WHAT THE EXERCISE ASKS:
Pictures aside, quote the whole listing exactly.

SOURCE EXCERPT:
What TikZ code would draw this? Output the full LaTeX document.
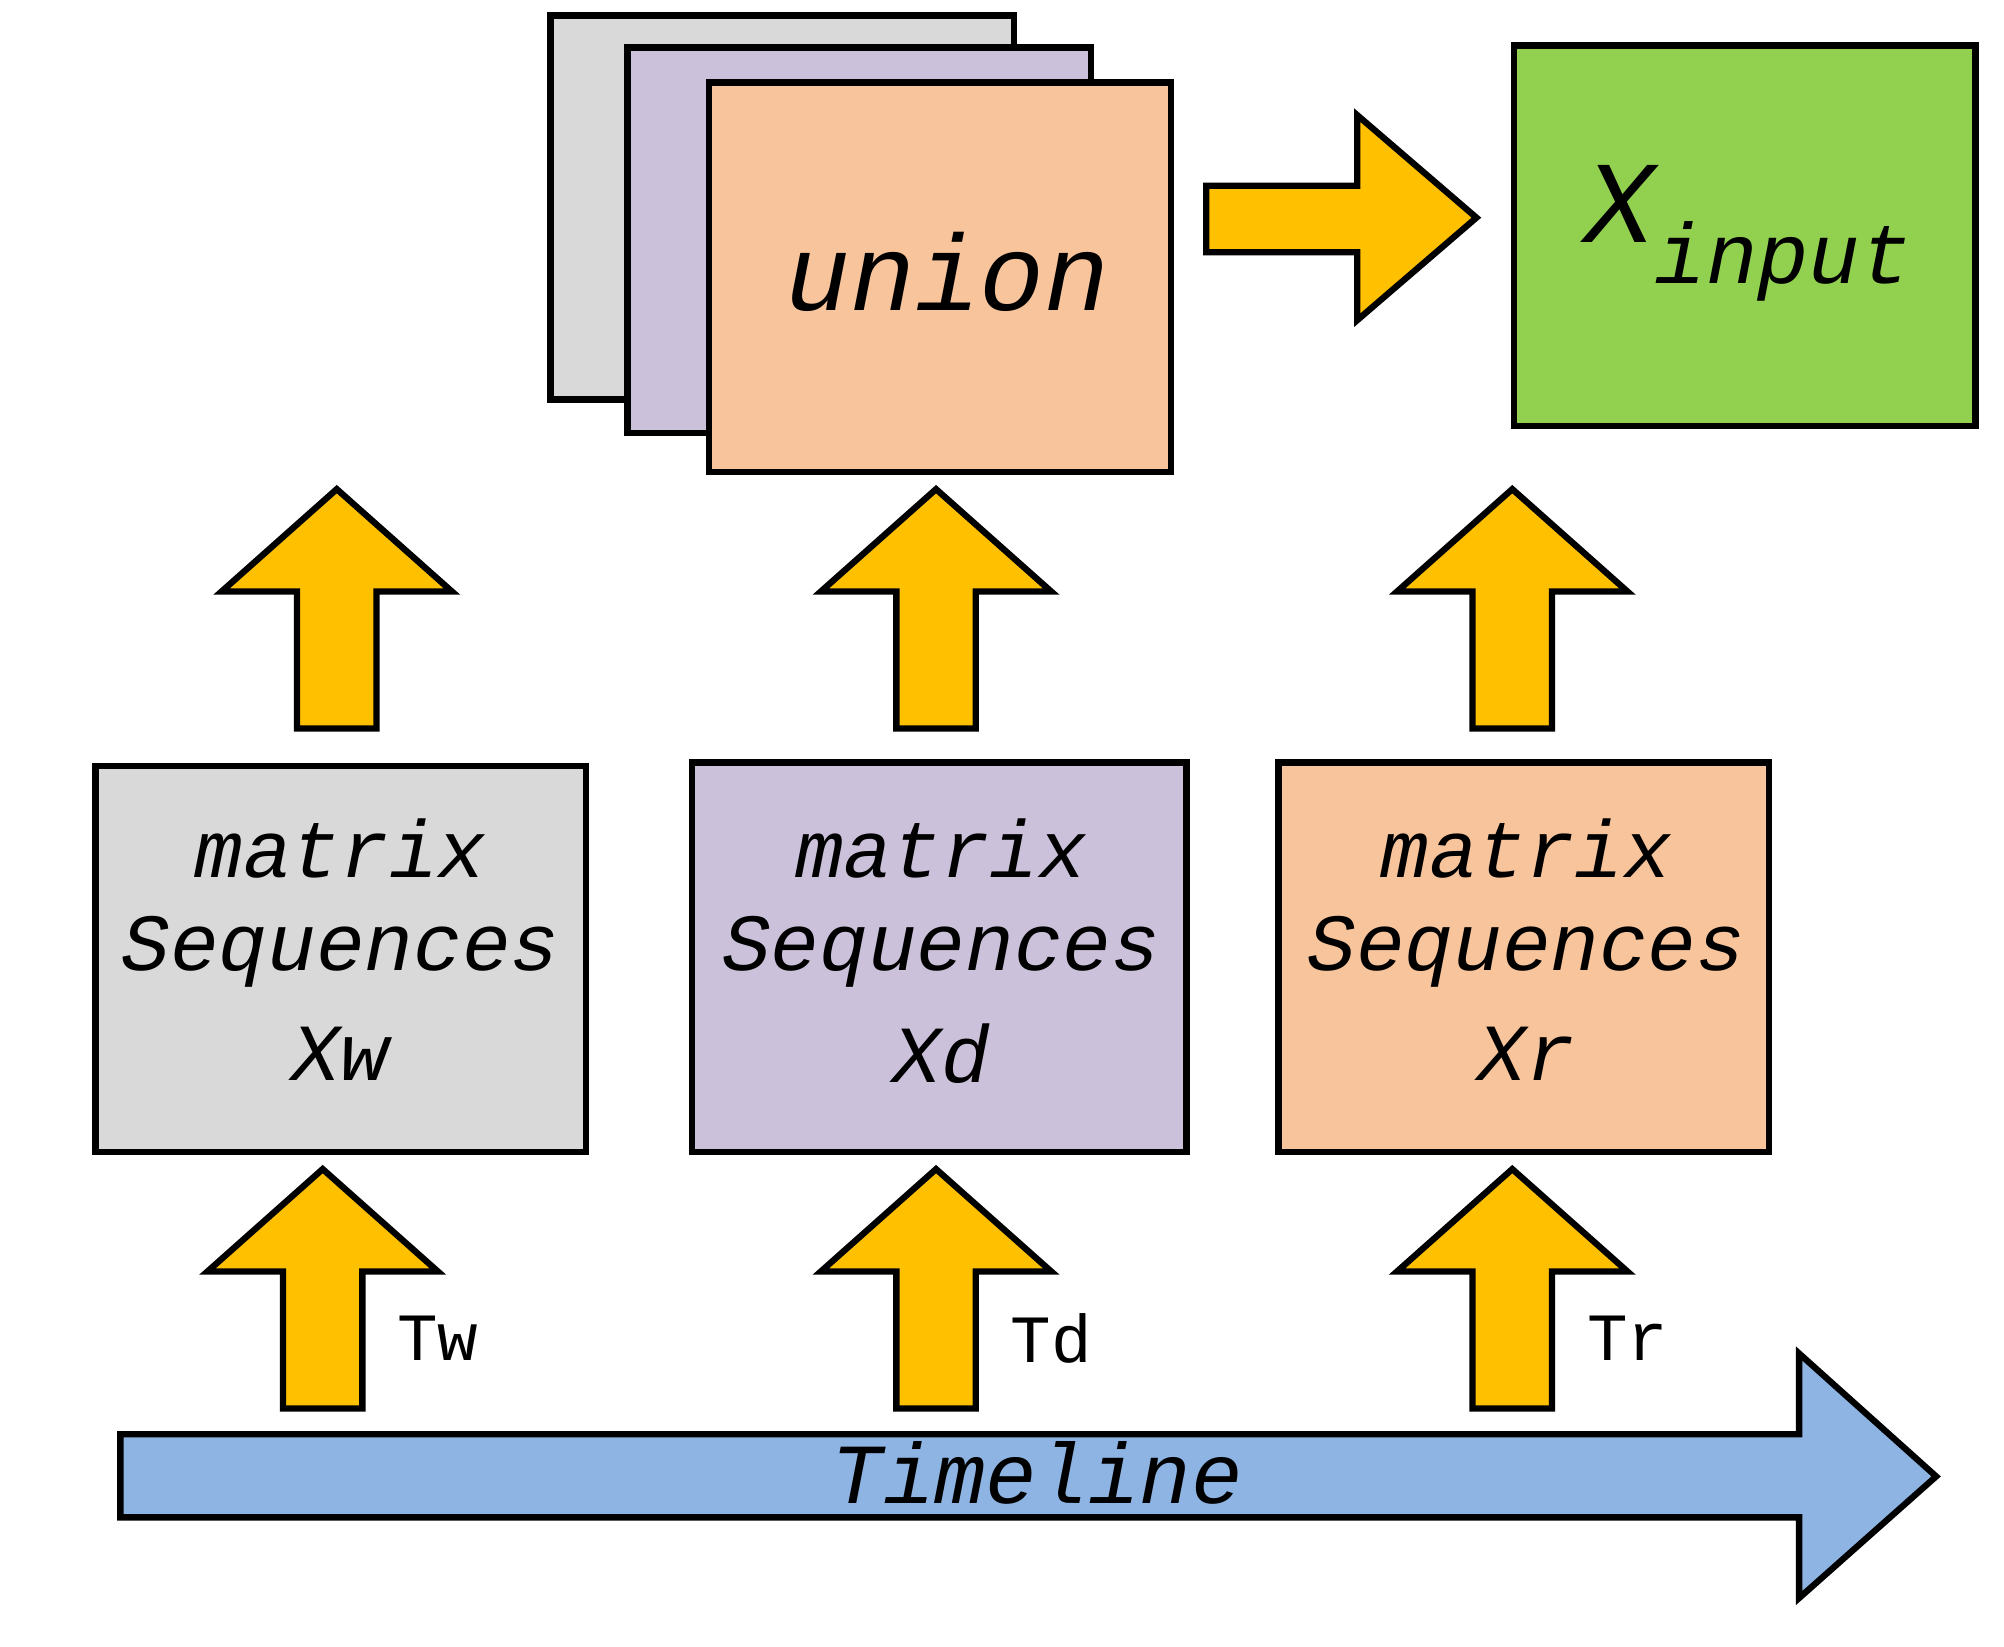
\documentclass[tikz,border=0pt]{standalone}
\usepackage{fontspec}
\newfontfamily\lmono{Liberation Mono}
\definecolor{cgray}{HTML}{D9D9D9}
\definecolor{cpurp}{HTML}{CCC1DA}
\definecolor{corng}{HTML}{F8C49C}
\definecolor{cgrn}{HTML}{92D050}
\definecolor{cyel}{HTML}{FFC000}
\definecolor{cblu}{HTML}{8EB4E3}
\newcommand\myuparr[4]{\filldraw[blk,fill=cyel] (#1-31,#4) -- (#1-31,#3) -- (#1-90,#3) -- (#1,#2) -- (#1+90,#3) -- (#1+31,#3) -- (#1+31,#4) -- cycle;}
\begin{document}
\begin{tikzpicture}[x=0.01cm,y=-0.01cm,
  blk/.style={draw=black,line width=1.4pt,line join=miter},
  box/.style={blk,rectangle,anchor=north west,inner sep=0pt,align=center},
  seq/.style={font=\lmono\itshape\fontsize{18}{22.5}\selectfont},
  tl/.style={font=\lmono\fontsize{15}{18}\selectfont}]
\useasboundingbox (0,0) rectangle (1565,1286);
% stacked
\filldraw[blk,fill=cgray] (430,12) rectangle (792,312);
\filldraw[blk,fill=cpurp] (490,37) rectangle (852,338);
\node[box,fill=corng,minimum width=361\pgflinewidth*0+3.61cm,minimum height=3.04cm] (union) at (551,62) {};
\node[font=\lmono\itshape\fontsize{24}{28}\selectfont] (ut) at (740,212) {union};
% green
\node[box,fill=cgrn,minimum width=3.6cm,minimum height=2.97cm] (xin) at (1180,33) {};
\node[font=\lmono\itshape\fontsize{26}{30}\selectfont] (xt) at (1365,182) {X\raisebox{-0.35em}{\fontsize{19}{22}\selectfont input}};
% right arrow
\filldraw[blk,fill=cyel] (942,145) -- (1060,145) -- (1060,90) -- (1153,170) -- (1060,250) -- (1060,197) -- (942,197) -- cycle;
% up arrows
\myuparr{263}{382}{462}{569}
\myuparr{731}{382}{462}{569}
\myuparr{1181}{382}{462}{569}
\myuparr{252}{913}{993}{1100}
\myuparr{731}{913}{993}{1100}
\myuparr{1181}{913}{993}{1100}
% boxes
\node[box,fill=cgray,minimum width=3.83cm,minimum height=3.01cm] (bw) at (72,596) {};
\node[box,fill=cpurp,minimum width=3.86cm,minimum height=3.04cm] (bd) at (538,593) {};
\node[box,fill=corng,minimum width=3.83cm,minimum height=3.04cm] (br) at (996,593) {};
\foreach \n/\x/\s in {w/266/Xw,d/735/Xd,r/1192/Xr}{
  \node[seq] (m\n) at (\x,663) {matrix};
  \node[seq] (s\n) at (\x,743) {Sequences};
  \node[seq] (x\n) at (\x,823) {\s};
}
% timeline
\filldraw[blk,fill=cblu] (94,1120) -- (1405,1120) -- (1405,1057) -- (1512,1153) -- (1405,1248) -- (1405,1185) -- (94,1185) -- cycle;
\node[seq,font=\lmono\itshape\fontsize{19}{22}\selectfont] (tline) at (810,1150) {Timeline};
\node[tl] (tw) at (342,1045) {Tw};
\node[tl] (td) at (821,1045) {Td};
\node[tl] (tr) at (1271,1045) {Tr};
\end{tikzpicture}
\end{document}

RESULT OF THIS TASK:
What TikZ code would draw this? Output the full LaTeX document.
\documentclass[tikz,border=0pt]{standalone}
\usepackage{fontspec}
\newfontfamily\lmono{Liberation Mono}
\definecolor{cgray}{HTML}{D9D9D9}
\definecolor{cpurp}{HTML}{CCC1DA}
\definecolor{corng}{HTML}{F8C49C}
\definecolor{cgrn}{HTML}{92D050}
\definecolor{cyel}{HTML}{FFC000}
\definecolor{cblu}{HTML}{8EB4E3}
\newcommand\myuparr[4]{\filldraw[blk,fill=cyel] (#1-31,#4) -- (#1-31,#3) -- (#1-90,#3) -- (#1,#2) -- (#1+90,#3) -- (#1+31,#3) -- (#1+31,#4) -- cycle;}
\begin{document}
\begin{tikzpicture}[x=0.01cm,y=-0.01cm,
  blk/.style={draw=black,line width=1.4pt,line join=miter},
  box/.style={blk,rectangle,anchor=north west,inner sep=0pt,align=center},
  seq/.style={font=\lmono\itshape\fontsize{18}{22.5}\selectfont},
  tl/.style={font=\lmono\fontsize{15}{18}\selectfont}]
\useasboundingbox (0,0) rectangle (1565,1286);
% stacked
\filldraw[blk,fill=cgray] (430,12) rectangle (792,312);
\filldraw[blk,fill=cpurp] (490,37) rectangle (852,338);
\node[box,fill=corng,minimum width=361\pgflinewidth*0+3.61cm,minimum height=3.04cm] (union) at (551,62) {};
\node[font=\lmono\itshape\fontsize{24}{28}\selectfont] (ut) at (740,212) {union};
% green
\node[box,fill=cgrn,minimum width=3.6cm,minimum height=2.97cm] (xin) at (1180,33) {};
\node[font=\lmono\itshape\fontsize{26}{30}\selectfont] (xt) at (1365,182) {X\raisebox{-0.35em}{\fontsize{19}{22}\selectfont input}};
% right arrow
\filldraw[blk,fill=cyel] (942,145) -- (1060,145) -- (1060,90) -- (1153,170) -- (1060,250) -- (1060,197) -- (942,197) -- cycle;
% up arrows
\myuparr{263}{382}{462}{569}
\myuparr{731}{382}{462}{569}
\myuparr{1181}{382}{462}{569}
\myuparr{252}{913}{993}{1100}
\myuparr{731}{913}{993}{1100}
\myuparr{1181}{913}{993}{1100}
% boxes
\node[box,fill=cgray,minimum width=3.83cm,minimum height=3.01cm] (bw) at (72,596) {};
\node[box,fill=cpurp,minimum width=3.86cm,minimum height=3.04cm] (bd) at (538,593) {};
\node[box,fill=corng,minimum width=3.83cm,minimum height=3.04cm] (br) at (996,593) {};
\foreach \n/\x/\s in {w/266/Xw,d/735/Xd,r/1192/Xr}{
  \node[seq] (m\n) at (\x,663) {matrix};
  \node[seq] (s\n) at (\x,743) {Sequences};
  \node[seq] (x\n) at (\x,823) {\s};
}
% timeline
\filldraw[blk,fill=cblu] (94,1120) -- (1405,1120) -- (1405,1057) -- (1512,1153) -- (1405,1248) -- (1405,1185) -- (94,1185) -- cycle;
\node[seq,font=\lmono\itshape\fontsize{19}{22}\selectfont] (tline) at (810,1150) {Timeline};
\node[tl] (tw) at (342,1045) {Tw};
\node[tl] (td) at (821,1045) {Td};
\node[tl] (tr) at (1271,1045) {Tr};
\end{tikzpicture}
\end{document}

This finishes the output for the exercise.